The sufficient constraint for ensuring completeness is that the set $\mathcal Z=z(\Theta)$ of $z(\theta)$'s is large enough, which translates as, for every $\zeta\in\mathcal Z$, there exists a ball $\mathcal B$ centred at $\zeta$ and with a small enough positive radius such that $\mathcal B\subset\mathcal Z$.
A: Your book is presenting a simple concept in very formal mathematics. An "open ball" is a concept in mathematics referring to sets which  do not contain their boundary points. This is a very general concept in mathematics, but we will usually work with real number ($\mathbb{R}^n$) and use Euclidean distance in statistics. It is helpful to think in terms of this specific case.
In 1-dimension these are open sets, i.e $(0, 1)$ or ($-\infty, \infty)$ or $(a,b)$. In 2-dimensions these are disks that don't contain their boundary. This also can be the entire Cartesian plane.

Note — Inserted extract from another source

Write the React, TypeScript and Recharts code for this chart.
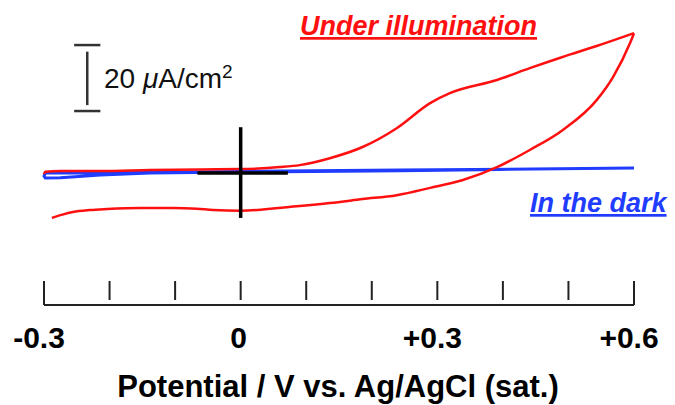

Open sets are often useful when maximizing a likelihood function to get a maximum likelihood estimate (MLE). A maximum likelihood estimate will not be asymptotically normal if the derivative of the likelihood function at the MLE is nonzero. This can make it difficult to understand the variance of your test statistic. For example, if $X_i \sim N(\mu, 1)$ and we know $\mu > 0$, you can show the MLE is
$$ \hat{\mu} = \left\{\begin{array}{lr}
\bar{X} & \text{when } \bar{X} \geq 0 \\
0 & \text{when } \bar{X} < 0
\end{array}\right\}. $$
This maximum likelihood estimator isn't asymptotically Normal. It can't be; it can't take negative values.